Retrospective Learning from Interactions
Zizhao Chen, Mustafa Omer Gul, Yiwei Chen, Gloria Geng, Anne Wu, Yoav Artzi
2024-10-18

Summary
This paper discusses a new method called ReSpect that allows large language models (LLMs) to learn from past interactions with users by analyzing feedback signals, improving their performance over time.
What's the problem?
When users interact with LLMs, they often give indirect feedback if the model doesn't respond as expected. For example, a user might rephrase their question or express frustration. However, LLMs typically don't learn from these interactions because they lack a system to capture and analyze this implicit feedback, which limits their ability to improve and adapt to user needs.
What's the solution?
To solve this problem, the authors introduced ReSpect, a method that enables LLMs to learn from past interactions by focusing on the feedback signals from users.

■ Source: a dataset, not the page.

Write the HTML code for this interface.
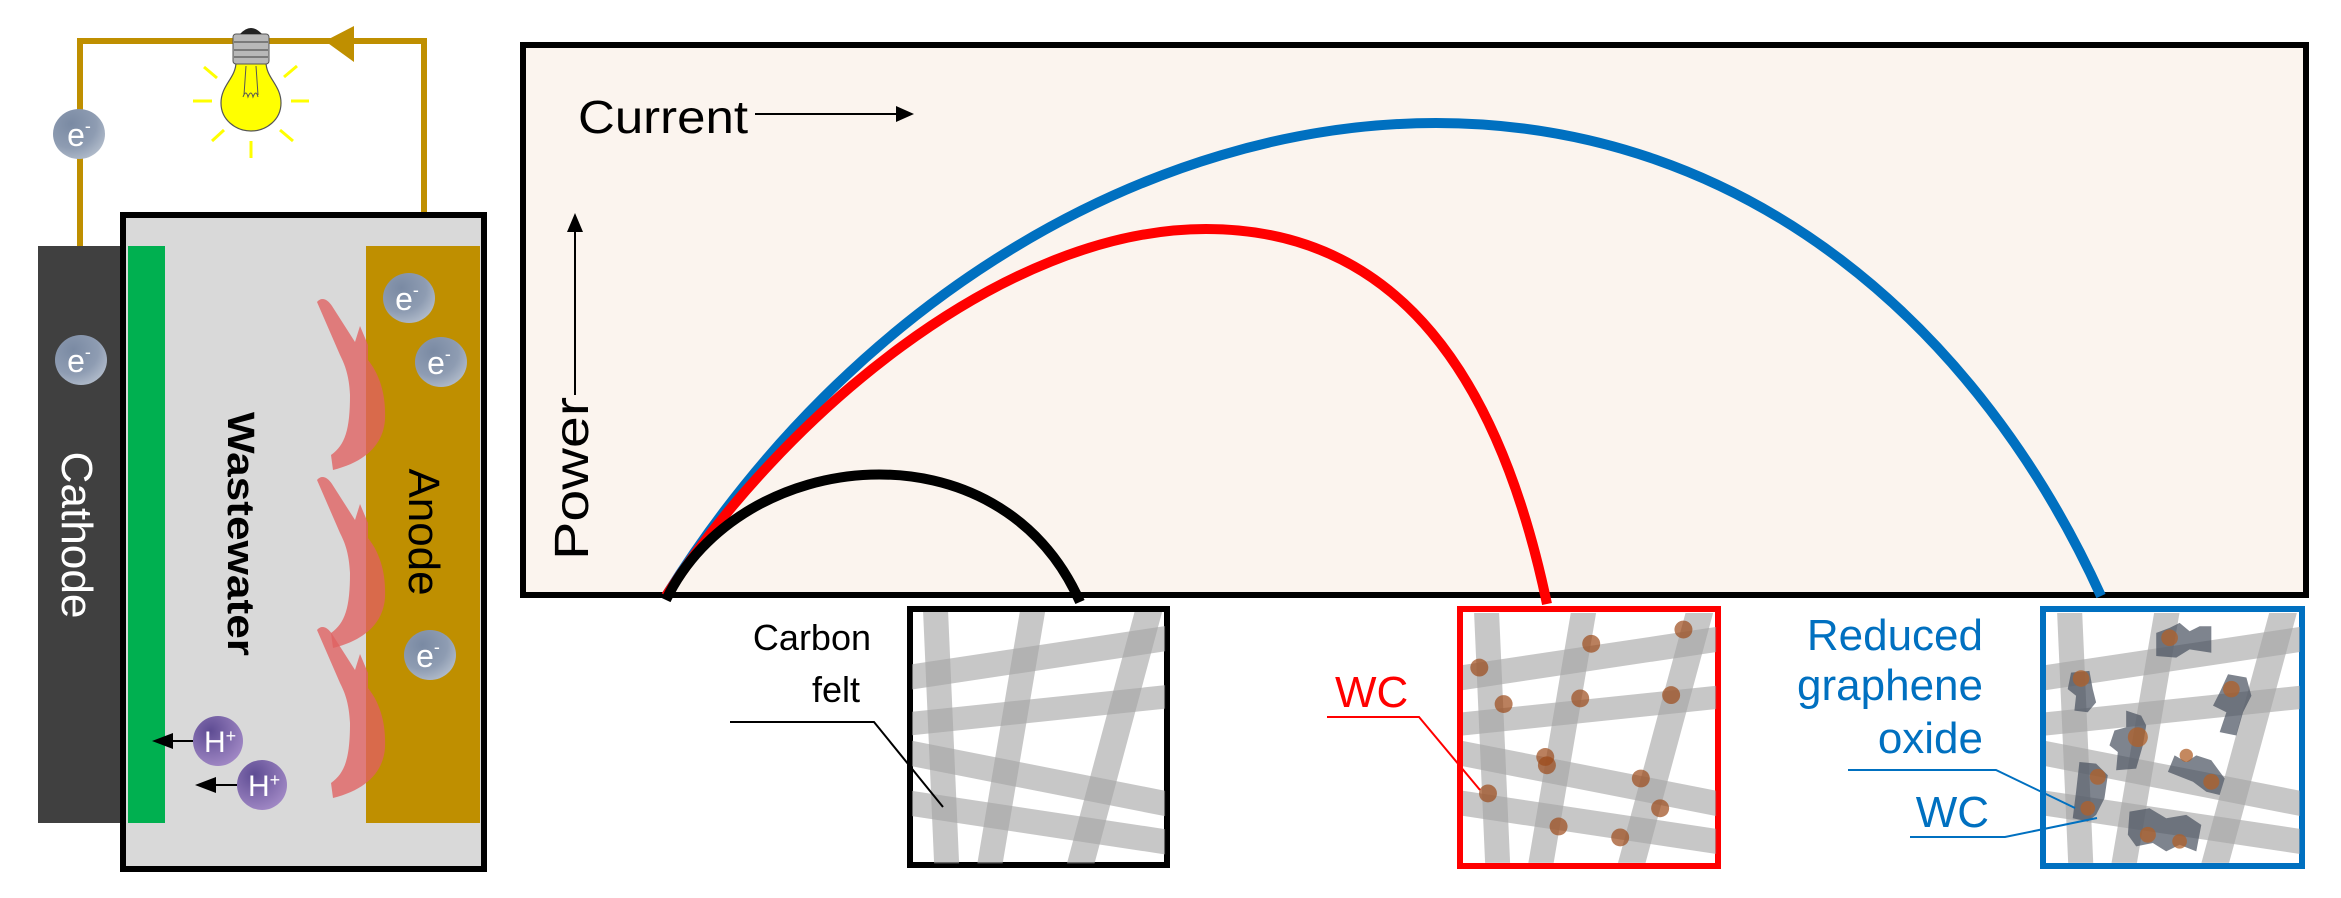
<!DOCTYPE html>
<html><head><meta charset="utf-8"><style>
html,body{margin:0;padding:0;background:#fff;}
svg{display:block;}
text{font-family:"Liberation Sans",Arial,sans-serif;}
</style></head><body>
<svg width="2341" height="898" viewBox="0 0 2341 898" xmlns="http://www.w3.org/2000/svg">
<defs>
<radialGradient id="eg" cx="0.35" cy="0.3" r="0.8">
<stop offset="0" stop-color="#7A8AA3"/><stop offset="0.6" stop-color="#8E9CB2"/><stop offset="1" stop-color="#B6C0CE"/>
</radialGradient>
<radialGradient id="hg" cx="0.35" cy="0.3" r="0.8">
<stop offset="0" stop-color="#5E4C93"/><stop offset="1" stop-color="#A58CC8"/>
</radialGradient>
<g id="fib" fill="none" stroke="#A4A4A4" stroke-opacity="0.62">
<line x1="70" y1="-20" x2="105" y2="780" stroke-width="75"/>
<line x1="365" y1="-20" x2="230" y2="780" stroke-width="75"/>
<line x1="715" y1="-20" x2="500" y2="780" stroke-width="80"/>
<line x1="-20" y1="198" x2="780" y2="77" stroke-width="75"/>
<line x1="-20" y1="337" x2="780" y2="253" stroke-width="70"/>
<line x1="-20" y1="421" x2="780" y2="579" stroke-width="75"/>
<line x1="-20" y1="572" x2="780" y2="693" stroke-width="75"/>
</g>
<clipPath id="cp"><rect x="0" y="0" width="760" height="755"/></clipPath>
<path id="bac" d="M317,302 C322,296 328,300 332,306 L355,342 L360,326 L368,345 L368,360 C380,375 386,395 385,420 C383,445 365,462 333,470 L331,455 C345,445 350,430 350,395 C349,375 345,365 340,355 Z"/>
</defs>

<!-- wires -->
<path d="M80,246 V41 H424 V246" fill="none" stroke="#BF8F00" stroke-width="6"/>
<polygon points="325,41 354,26 354,62" fill="#BF8F00"/>
<!-- bulb -->
<g stroke="#FFFF00" stroke-width="3">
<line x1="193" y1="101" x2="212" y2="101"/><line x1="291" y1="101" x2="309" y2="101"/>
<line x1="251" y1="141" x2="251" y2="158"/><line x1="204" y1="67" x2="217" y2="78"/>
<line x1="284" y1="77" x2="297" y2="66"/><line x1="212" y1="141" x2="224" y2="130"/>
<line x1="280" y1="130" x2="293" y2="141"/>
</g>
<path d="M236,62 C236,78 221,85 221,103 C221,120 236,131 251,131 C266,131 281,120 281,103 C281,85 266,78 266,62 Z" fill="#FFFF00" stroke="#555" stroke-width="1.2"/>
<path d="M246,66 L244,95 M256,66 L258,95 M243,97 q3,-8 5,0 q3,-8 5,0 q3,-8 5,0" fill="none" stroke="#555" stroke-width="1"/>
<rect x="233" y="34" width="36" height="30" rx="3" fill="#B8B8B8" stroke="#555" stroke-width="1"/>
<path d="M234,42 H268 M234,50 H268 M234,57 H268" stroke="#666" stroke-width="1.5"/>
<path d="M240,34 Q251,22 262,34 Z" fill="#222"/>
<ellipse cx="79" cy="134" rx="26" ry="25" fill="url(#eg)"/>
<text x="79" y="146" font-size="32" fill="#fff" text-anchor="middle">e<tspan font-size="18" dy="-14">-</tspan></text>

<!-- cell -->
<rect x="123" y="215" width="361" height="654" fill="#D9D9D9" stroke="#000" stroke-width="6"/>
<rect x="38" y="246" width="82" height="577" fill="#404040"/>
<rect x="128" y="246" width="37" height="577" fill="#00B050"/>
<rect x="366" y="246" width="114" height="577" fill="#BF8F00"/>
<g fill="#E06060" fill-opacity="0.78">
<use href="#bac"/><use href="#bac" y="178"/><use href="#bac" y="328"/>
</g>
<text transform="translate(62,535) rotate(90)" font-size="44" fill="#fff" text-anchor="middle" textLength="167" lengthAdjust="spacingAndGlyphs">Cathode</text>
<text transform="translate(228,534) rotate(90)" font-size="38" font-weight="bold" fill="#000" text-anchor="middle" textLength="244" lengthAdjust="spacingAndGlyphs">Wastewater</text>
<text transform="translate(409,532) rotate(90)" font-size="44" fill="#000" text-anchor="middle" textLength="127" lengthAdjust="spacingAndGlyphs">Anode</text>
<g font-size="32" fill="#fff" text-anchor="middle">
<ellipse cx="409" cy="298" rx="26" ry="25" fill="url(#eg)"/><text x="407" y="310">e<tspan font-size="18" dy="-14">-</tspan></text>
<ellipse cx="441" cy="362" rx="26" ry="25" fill="url(#eg)"/><text x="439" y="374">e<tspan font-size="18" dy="-14">-</tspan></text>
<ellipse cx="81" cy="360" rx="26" ry="25" fill="url(#eg)"/><text x="79" y="372">e<tspan font-size="18" dy="-14">-</tspan></text>
<ellipse cx="430" cy="655" rx="26" ry="25" fill="url(#eg)"/><text x="428" y="667">e<tspan font-size="18" dy="-14">-</tspan></text>
</g>
<g font-size="30" fill="#fff">
<line x1="193" y1="741" x2="165" y2="741" stroke="#000" stroke-width="2"/><polygon points="152,741 173,733 173,749" fill="#000"/>
<ellipse cx="218" cy="741" rx="25" ry="25" fill="url(#hg)"/><text x="204" y="752">H<tspan font-size="18" dy="-10">+</tspan></text>
<line x1="237" y1="785" x2="208" y2="785" stroke="#000" stroke-width="2"/><polygon points="195,785 216,777 216,793" fill="#000"/>
<ellipse cx="262" cy="785" rx="25" ry="25" fill="url(#hg)"/><text x="248" y="796">H<tspan font-size="18" dy="-10">+</tspan></text>
</g>

<!-- chart -->
<rect x="523" y="45" width="1783" height="550" fill="#FBF4EE" stroke="#000" stroke-width="6"/>
<text x="578" y="133" font-size="46" fill="#000" textLength="170" lengthAdjust="spacingAndGlyphs">Current</text>
<line x1="755" y1="114" x2="900" y2="114" stroke="#000" stroke-width="2"/><polygon points="914,114 896,106 896,122" fill="#000"/>
<text transform="translate(588,560) rotate(-90)" font-size="48" fill="#000" textLength="163" lengthAdjust="spacingAndGlyphs">Power</text>
<line x1="575" y1="395" x2="575" y2="228" stroke="#000" stroke-width="2"/><polygon points="575,213 567,232 583,232" fill="#000"/>
<g fill="none" stroke-width="10">
<path d="M666,596 C850,300 1150,123 1436,123 C1750,123 1980,330 2101,596" stroke="#0070C0"/>
<path d="M666,596 C780,420 1000,229 1206,229 C1400,229 1500,380 1547,604" stroke="#FF0000"/>
<path d="M666,600 C730,470 800,491 888,491 C980,491 1050,540 1080,602" stroke="#000" stroke-width="0"/>
<path d="M666,600 C740,445 1000,420 1080,602" stroke="#000"/>
</g>

<!-- black box -->
<rect x="910" y="609" width="257" height="256" fill="#fff" stroke="#000" stroke-width="6"/>
<g transform="translate(912,612) scale(0.333,0.333)"><g clip-path="url(#cp)"><use href="#fib"/></g></g>
<text font-size="36" fill="#000" text-anchor="end"><tspan x="871" y="650">Carbon</tspan><tspan x="860" y="702">felt</tspan></text>
<polyline points="730,722 874,722 943,807" fill="none" stroke="#000" stroke-width="2"/>

<!-- red box -->
<rect x="1460" y="609" width="258" height="257" fill="#fff" stroke="#FF0000" stroke-width="6"/>
<g transform="translate(1463,613) scale(0.333,0.331)"><g clip-path="url(#cp)"><use href="#fib"/>
<g fill="#9C4A1A" fill-opacity="0.7">
<circle cx="49" cy="165" r="27"/><circle cx="385" cy="93" r="27"/><circle cx="662" cy="50" r="27"/>
<circle cx="122" cy="275" r="27"/><circle cx="352" cy="258" r="27"/><circle cx="625" cy="248" r="27"/>
<circle cx="247" cy="435" r="27"/><circle cx="252" cy="460" r="27"/><circle cx="534" cy="500" r="27"/>
<circle cx="75" cy="545" r="27"/><circle cx="592" cy="590" r="27"/><circle cx="287" cy="645" r="27"/>
<circle cx="472" cy="678" r="27"/>
</g></g></g>
<text x="1335" y="707" font-size="44" fill="#FF0000">WC</text>
<polyline points="1327,717 1419,717 1480,790" fill="none" stroke="#FF0000" stroke-width="2"/>

<!-- blue box -->
<rect x="2043" y="609" width="259" height="257" fill="#fff" stroke="#0070C0" stroke-width="6"/>
<g transform="translate(2046,613) scale(0.334,0.331)"><g clip-path="url(#cp)"><use href="#fib"/>
<g fill="#47505E" fill-opacity="0.7">
<polygon points="330,60 370,45 400,30 430,55 460,40 495,40 495,120 430,110 390,135 330,130"/>
<polygon points="75,180 130,175 140,230 150,270 125,300 85,295 90,250 65,230"/>
<polygon points="545,185 600,195 615,250 590,300 570,370 520,360 540,300 500,280 520,240"/>
<polygon points="240,295 285,310 300,340 290,400 270,470 210,475 215,420 190,400 205,355 240,345"/>
<polygon points="385,430 420,450 450,430 495,445 535,500 520,550 480,540 440,510 365,480"/>
<polygon points="100,450 150,455 185,490 175,560 150,610 125,630 80,620 90,540"/>
<polygon points="250,600 310,590 360,620 420,610 465,640 450,720 400,700 360,720 320,695 270,705 245,670"/>
</g>
<g fill="#B0602A" fill-opacity="0.75">
<circle cx="370" cy="75" r="25"/><circle cx="105" cy="198" r="25"/><circle cx="555" cy="230" r="25"/>
<circle cx="275" cy="375" r="30"/><circle cx="420" cy="430" r="20"/><circle cx="495" cy="510" r="24"/>
<circle cx="155" cy="495" r="24"/><circle cx="125" cy="590" r="22"/><circle cx="305" cy="670" r="24"/><circle cx="400" cy="690" r="22"/>
</g></g></g>
<g font-size="44" fill="#0070C0" text-anchor="end">
<text x="1983" y="650">Reduced</text><text x="1983" y="700">graphene</text><text x="1983" y="753">oxide</text>
<text x="1989" y="827">WC</text>
</g>
<polyline points="1848,770 1996,770 2075,808" fill="none" stroke="#0070C0" stroke-width="2"/>
<polyline points="1910,837 2005,837 2097,818" fill="none" stroke="#0070C0" stroke-width="2"/>
</svg>
</body></html>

By analyzing thousands of interactions where users provided implicit feedback, ReSpect helps the model understand and adjust its responses based on what users really want. In tests, this method significantly improved the model's task completion rate from 31% to 82%, showing that it can effectively learn from user interactions without needing extra training data.
Why it matters?
This research is important because it enhances how AI can interact with people by making it more responsive and adaptable. By allowing LLMs to learn from their conversations with users, ReSpect can lead to better user experiences in applications like virtual assistants, customer service bots, and educational tools. This advancement helps AI become more useful and aligned with human expectations.
Abstract
Multi-turn interactions between large language models (LLMs) and users naturally include implicit feedback signals. If an LLM responds in an unexpected way to an instruction, the user is likely to signal it by rephrasing the request, expressing frustration, or pivoting to an alternative task. Such signals are task-independent and occupy a relatively constrained subspace of language, allowing the LLM to identify them even if it fails on the actual task. This creates an avenue for continually learning from interactions without additional annotations. We introduce ReSpect, a method to learn from such signals in past interactions via retrospection. We deploy ReSpect in a new multimodal interaction scenario, where humans instruct an LLM to solve an abstract reasoning task with a combinatorial solution space. Through thousands of interactions with humans, we show how ReSpect gradually improves task completion rate from 31% to 82%, all without any external annotation.